My mom was a wonderful sweet christian woman that was continuously being used by my daughter.
We debate the issue of helping versus enabling here on the site, sometimes. On the one hand, helping the kids with somewhere to live or a car or license reinstatement fees or fines seems like the right thing to do. On the other hand, especially for those (like me) whose kids are older, we have learned the hard way that helping creates dependency in the kids. They begin looking to us instead of to themselves to solve their problems. The stories (and the consequences) become ever more horrific. The grandchildren are put at risk, and may even be used to justify the grandparent's bailing the adult child out over and over.
Helping turns into the ugliness of enabling.

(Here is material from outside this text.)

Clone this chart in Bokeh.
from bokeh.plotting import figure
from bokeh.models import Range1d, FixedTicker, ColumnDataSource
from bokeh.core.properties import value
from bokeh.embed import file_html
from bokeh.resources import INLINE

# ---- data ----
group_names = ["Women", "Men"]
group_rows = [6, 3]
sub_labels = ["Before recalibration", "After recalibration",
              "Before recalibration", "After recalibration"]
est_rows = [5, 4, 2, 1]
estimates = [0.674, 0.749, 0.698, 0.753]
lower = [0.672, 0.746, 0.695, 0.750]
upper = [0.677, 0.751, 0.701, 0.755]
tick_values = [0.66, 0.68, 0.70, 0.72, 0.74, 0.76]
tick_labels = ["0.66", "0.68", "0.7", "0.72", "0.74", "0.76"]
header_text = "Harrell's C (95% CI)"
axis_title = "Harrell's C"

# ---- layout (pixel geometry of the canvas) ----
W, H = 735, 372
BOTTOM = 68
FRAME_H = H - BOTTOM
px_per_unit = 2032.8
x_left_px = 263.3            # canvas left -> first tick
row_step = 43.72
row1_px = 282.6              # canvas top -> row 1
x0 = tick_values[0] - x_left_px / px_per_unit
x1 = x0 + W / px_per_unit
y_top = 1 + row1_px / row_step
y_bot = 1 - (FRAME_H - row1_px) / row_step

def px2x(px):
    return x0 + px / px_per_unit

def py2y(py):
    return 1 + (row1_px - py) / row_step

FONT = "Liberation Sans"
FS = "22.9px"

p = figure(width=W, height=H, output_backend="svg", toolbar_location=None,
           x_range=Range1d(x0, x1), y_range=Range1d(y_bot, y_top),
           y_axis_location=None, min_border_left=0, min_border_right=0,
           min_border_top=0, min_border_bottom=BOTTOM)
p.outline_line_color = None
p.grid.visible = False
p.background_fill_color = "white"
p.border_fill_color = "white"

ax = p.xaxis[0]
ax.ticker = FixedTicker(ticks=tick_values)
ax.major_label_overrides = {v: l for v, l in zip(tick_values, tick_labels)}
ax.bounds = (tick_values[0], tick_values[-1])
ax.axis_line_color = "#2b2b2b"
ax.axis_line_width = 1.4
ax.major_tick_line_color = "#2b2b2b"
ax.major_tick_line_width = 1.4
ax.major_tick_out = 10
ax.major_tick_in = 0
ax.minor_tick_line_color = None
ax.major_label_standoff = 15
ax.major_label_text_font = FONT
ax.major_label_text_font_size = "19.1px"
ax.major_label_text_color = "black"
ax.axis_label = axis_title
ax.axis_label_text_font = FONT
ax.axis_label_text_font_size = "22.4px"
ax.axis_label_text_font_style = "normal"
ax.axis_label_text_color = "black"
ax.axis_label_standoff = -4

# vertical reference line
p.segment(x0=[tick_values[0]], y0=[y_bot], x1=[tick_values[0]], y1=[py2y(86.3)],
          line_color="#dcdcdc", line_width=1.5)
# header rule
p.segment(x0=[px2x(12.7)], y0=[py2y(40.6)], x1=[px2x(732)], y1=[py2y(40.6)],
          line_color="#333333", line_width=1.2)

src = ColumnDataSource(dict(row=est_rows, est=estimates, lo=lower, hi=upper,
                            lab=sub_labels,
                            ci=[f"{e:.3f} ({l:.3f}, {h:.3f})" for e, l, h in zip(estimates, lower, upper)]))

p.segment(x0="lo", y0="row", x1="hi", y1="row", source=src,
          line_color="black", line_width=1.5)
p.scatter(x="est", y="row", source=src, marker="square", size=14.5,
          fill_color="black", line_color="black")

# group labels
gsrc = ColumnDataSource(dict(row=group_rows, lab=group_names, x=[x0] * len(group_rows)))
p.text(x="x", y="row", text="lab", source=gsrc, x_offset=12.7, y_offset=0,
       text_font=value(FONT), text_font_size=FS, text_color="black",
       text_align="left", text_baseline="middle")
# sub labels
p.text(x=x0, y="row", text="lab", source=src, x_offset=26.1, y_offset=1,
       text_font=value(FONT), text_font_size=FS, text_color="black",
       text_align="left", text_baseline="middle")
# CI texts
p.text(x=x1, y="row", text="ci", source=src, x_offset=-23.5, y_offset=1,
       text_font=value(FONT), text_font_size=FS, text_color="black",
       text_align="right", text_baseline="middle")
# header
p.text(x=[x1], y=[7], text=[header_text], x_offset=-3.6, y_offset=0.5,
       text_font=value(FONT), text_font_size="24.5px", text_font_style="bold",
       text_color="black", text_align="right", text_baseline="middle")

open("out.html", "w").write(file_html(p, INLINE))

It is a tough, lonely, vulnerable spot to be in. We have even considered buying something big enough for everyone to come home to live. At least the grands would have some stability. But the issue is that the parents are the unstable ones. The more we provide the basics, the more determinedly off track the adult child gets. It would be a living nightmare to house practicing addicts. So, we have to stay the course.
You do too, sooo tired.
I feel badly for you that your child is attacking you through your spiritual beliefs. If the grandmother had not been so willing to help, it could be that your daughter would have developed a better lifestyle for herself in her twenties. The way we see it at my house is that if we can hold a firm line now, our children still have time to take control of their lives. It's been so nasty to hear how heartless we are, and to be seen through a filter comprised of how much money we have and how much we could afford to do for them.
Or whether our children will finally have somewhere to live once we are (finally) gone and they have access to our money and our stuff.

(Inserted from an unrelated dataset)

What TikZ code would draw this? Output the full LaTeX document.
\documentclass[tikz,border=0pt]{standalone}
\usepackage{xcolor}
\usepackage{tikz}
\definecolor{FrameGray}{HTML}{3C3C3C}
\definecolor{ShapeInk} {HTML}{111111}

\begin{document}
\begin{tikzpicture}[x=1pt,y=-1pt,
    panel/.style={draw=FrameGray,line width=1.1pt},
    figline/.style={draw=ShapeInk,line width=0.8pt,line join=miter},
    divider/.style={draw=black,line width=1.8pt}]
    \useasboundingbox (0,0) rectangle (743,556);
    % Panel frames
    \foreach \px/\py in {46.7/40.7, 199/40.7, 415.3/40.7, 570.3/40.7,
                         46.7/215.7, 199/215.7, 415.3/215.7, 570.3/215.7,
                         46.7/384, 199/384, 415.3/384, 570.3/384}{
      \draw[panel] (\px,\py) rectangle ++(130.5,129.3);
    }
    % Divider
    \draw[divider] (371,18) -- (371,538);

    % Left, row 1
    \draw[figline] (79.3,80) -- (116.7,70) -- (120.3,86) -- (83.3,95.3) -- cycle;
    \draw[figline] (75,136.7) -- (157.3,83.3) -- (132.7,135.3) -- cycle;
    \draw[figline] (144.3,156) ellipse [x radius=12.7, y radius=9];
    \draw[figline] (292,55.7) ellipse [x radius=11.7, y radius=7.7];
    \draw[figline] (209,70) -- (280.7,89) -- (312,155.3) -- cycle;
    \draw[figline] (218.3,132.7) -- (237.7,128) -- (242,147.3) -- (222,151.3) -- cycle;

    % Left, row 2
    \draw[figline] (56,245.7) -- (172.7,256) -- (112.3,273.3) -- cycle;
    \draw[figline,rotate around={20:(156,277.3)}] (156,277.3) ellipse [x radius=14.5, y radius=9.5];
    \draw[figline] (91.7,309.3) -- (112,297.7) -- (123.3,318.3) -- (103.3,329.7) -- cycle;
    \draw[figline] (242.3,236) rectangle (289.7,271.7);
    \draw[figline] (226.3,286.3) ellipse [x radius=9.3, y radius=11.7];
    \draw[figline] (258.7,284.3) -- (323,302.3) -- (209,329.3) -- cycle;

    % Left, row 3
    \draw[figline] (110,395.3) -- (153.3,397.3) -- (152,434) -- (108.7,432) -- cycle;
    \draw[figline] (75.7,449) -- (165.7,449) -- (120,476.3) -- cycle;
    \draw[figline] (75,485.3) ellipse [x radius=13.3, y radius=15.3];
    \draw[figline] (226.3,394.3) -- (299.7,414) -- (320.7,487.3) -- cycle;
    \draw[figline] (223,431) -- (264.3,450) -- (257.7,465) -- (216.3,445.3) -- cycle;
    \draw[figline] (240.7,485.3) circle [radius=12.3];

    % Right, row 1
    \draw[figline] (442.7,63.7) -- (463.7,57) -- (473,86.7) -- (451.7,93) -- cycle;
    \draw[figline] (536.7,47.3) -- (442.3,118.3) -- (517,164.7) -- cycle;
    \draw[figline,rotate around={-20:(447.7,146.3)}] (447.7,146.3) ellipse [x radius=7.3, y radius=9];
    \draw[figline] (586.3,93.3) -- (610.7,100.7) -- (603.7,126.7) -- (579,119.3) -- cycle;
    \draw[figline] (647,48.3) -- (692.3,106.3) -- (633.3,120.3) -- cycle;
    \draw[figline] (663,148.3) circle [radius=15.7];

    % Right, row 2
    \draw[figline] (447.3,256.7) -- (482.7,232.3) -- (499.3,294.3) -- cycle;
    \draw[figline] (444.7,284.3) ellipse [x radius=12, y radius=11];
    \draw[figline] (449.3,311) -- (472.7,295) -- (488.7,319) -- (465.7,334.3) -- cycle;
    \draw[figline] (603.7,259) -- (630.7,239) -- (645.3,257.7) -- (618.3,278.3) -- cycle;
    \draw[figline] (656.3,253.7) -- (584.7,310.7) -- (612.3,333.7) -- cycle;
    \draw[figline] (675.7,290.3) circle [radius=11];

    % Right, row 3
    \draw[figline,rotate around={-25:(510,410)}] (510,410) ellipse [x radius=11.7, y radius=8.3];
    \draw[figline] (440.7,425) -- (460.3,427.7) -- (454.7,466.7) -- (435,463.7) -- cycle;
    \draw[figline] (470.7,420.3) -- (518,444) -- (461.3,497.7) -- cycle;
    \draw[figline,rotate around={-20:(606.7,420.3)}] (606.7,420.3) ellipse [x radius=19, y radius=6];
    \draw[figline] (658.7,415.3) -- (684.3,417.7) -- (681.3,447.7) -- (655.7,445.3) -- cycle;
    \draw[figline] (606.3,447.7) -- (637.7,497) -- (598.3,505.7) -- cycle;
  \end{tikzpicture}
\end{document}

It helps us to remember just how many times either child has been home, and just how much money, time, and thought has been devoted to either of our kids.
It helps to remember that drug use is a piece of this picture.
If I may ask, how is it that your daughter is not receiving social services?
For your daughter's ultimate good, I do believe you are doing the right thing. We have walked a path similar to yours. Our relationships to our children, and our grands, are so out of balance around the issues of money and time.
We too hear about what rotten parents we were, and what crummy grandparents we are. It is difficult to steer the course we believe is the right one. Stay the course, sooo tired. I will do the same.